[THE INPUT]

-*-

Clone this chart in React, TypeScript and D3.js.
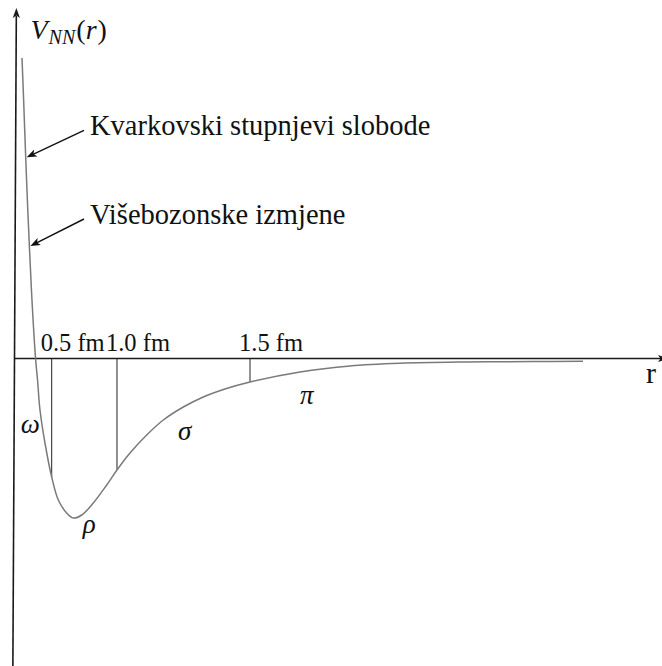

-*-

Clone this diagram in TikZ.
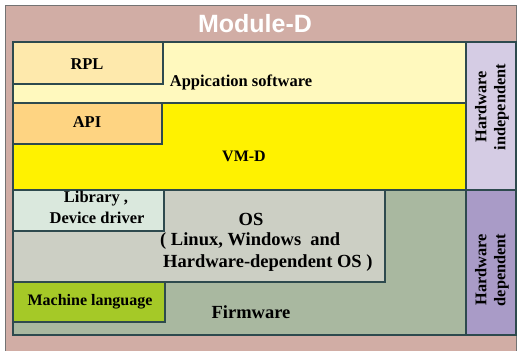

-*-

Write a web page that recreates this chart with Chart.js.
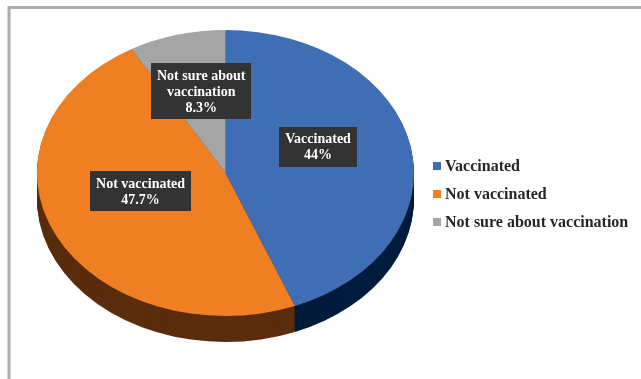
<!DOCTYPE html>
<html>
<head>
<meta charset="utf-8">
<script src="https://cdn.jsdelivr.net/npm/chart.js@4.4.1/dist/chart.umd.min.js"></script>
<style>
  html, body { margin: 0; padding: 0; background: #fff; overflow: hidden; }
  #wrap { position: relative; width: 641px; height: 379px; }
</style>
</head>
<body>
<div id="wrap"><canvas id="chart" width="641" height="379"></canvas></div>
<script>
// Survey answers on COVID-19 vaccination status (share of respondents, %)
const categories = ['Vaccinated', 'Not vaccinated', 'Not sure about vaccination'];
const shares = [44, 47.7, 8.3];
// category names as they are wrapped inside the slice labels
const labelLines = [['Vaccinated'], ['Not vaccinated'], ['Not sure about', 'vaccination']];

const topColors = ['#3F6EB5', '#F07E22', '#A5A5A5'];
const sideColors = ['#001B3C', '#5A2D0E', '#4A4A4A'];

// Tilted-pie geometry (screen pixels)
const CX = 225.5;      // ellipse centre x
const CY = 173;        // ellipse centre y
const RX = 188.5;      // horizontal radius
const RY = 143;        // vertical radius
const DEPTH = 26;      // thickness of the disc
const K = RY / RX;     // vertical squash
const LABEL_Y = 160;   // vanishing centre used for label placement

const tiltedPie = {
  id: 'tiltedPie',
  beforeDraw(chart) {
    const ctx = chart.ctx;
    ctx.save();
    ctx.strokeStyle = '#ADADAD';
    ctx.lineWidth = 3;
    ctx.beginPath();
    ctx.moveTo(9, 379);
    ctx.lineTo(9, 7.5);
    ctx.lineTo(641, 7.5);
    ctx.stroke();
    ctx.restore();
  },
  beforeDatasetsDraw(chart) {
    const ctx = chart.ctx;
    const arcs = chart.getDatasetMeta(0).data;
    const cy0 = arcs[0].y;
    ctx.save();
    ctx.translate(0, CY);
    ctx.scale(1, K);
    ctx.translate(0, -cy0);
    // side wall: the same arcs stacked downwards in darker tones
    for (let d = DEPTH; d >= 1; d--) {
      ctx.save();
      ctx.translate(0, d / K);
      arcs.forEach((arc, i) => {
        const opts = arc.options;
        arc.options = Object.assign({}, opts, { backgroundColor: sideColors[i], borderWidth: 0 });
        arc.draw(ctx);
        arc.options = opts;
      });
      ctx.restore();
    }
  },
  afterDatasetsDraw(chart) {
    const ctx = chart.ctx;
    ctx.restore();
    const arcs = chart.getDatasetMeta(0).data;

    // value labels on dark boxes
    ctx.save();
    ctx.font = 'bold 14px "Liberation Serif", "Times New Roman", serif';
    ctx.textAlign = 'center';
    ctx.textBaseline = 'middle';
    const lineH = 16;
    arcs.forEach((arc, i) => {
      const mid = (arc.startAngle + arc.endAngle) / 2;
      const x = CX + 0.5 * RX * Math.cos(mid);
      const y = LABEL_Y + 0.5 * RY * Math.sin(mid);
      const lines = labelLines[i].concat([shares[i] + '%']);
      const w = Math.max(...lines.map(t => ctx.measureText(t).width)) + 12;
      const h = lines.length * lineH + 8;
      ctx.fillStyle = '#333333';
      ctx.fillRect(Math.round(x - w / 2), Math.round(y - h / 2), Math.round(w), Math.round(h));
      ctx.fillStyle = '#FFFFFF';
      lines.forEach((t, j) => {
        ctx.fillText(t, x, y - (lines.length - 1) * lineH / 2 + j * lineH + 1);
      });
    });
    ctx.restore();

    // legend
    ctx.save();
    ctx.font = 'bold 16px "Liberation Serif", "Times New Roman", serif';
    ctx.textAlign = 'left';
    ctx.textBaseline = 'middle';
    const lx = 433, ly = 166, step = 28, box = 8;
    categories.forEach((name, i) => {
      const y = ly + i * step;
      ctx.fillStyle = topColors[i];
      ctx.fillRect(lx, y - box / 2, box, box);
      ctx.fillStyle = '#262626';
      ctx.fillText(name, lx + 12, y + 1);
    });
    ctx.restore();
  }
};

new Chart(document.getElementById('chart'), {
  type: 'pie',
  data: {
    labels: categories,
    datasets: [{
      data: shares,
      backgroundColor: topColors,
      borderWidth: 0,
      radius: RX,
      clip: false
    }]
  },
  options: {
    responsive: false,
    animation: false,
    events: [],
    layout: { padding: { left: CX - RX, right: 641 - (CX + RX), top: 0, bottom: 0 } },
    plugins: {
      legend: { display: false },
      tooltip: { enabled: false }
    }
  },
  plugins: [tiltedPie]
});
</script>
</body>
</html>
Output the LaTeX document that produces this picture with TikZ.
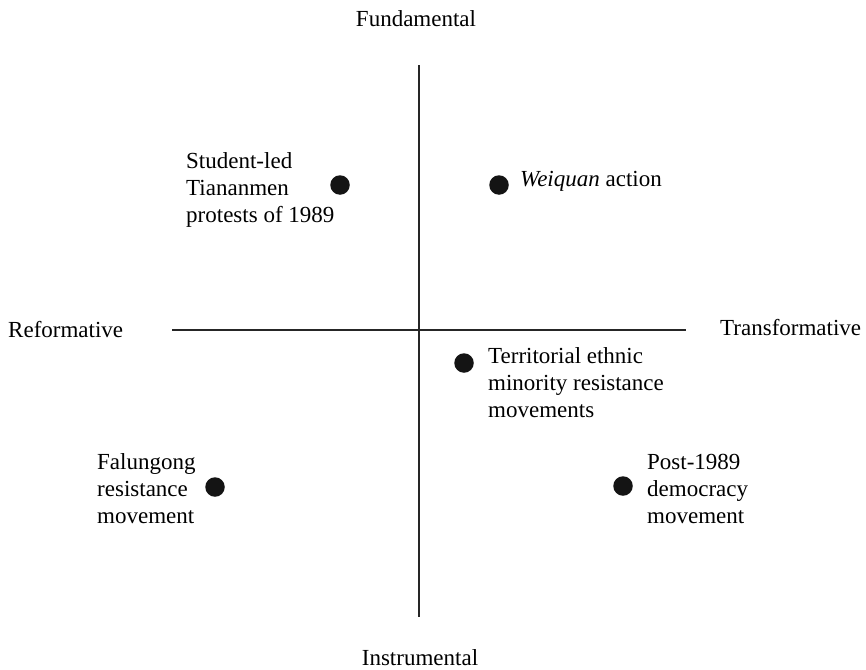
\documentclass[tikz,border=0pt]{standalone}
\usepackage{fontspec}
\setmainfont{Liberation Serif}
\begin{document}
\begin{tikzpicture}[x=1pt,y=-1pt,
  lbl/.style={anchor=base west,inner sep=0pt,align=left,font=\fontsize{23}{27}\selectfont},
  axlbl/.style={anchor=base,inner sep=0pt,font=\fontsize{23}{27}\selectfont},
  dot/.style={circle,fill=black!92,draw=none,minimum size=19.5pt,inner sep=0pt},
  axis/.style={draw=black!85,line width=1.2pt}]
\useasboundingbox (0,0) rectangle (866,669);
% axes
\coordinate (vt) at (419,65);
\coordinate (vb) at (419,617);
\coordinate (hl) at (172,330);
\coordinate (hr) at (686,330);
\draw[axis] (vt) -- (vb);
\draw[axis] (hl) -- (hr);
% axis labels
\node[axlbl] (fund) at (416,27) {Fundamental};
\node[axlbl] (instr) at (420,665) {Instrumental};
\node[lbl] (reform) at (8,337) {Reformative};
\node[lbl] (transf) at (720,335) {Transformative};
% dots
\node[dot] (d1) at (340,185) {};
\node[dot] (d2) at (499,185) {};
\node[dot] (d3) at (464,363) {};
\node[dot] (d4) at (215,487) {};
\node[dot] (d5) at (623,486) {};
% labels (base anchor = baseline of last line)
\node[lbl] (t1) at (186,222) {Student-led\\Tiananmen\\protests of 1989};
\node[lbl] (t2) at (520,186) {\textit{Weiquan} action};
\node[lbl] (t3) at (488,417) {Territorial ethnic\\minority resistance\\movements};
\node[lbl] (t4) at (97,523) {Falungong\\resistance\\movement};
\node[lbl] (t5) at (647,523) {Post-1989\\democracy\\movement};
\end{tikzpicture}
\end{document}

-*-

[TASK TO CARRY OUT] Reproduce the data above exactly, but only the lines from the one showing "Write a web" through the one showing "const LABEL_Y = 160;", with both ends kept and the pictures left out.

[OUTPUT OF THE TASK]
Write a web page that recreates this chart with Chart.js.
<!DOCTYPE html>
<html>
<head>
<meta charset="utf-8">
<script src="https://cdn.jsdelivr.net/npm/chart.js@4.4.1/dist/chart.umd.min.js"></script>
<style>
  html, body { margin: 0; padding: 0; background: #fff; overflow: hidden; }
  #wrap { position: relative; width: 641px; height: 379px; }
</style>
</head>
<body>
<div id="wrap"><canvas id="chart" width="641" height="379"></canvas></div>
<script>
// Survey answers on COVID-19 vaccination status (share of respondents, %)
const categories = ['Vaccinated', 'Not vaccinated', 'Not sure about vaccination'];
const shares = [44, 47.7, 8.3];
// category names as they are wrapped inside the slice labels
const labelLines = [['Vaccinated'], ['Not vaccinated'], ['Not sure about', 'vaccination']];

const topColors = ['#3F6EB5', '#F07E22', '#A5A5A5'];
const sideColors = ['#001B3C', '#5A2D0E', '#4A4A4A'];

// Tilted-pie geometry (screen pixels)
const CX = 225.5;      // ellipse centre x
const CY = 173;        // ellipse centre y
const RX = 188.5;      // horizontal radius
const RY = 143;        // vertical radius
const DEPTH = 26;      // thickness of the disc
const K = RY / RX;     // vertical squash
const LABEL_Y = 160;   // vanishing centre used for label placement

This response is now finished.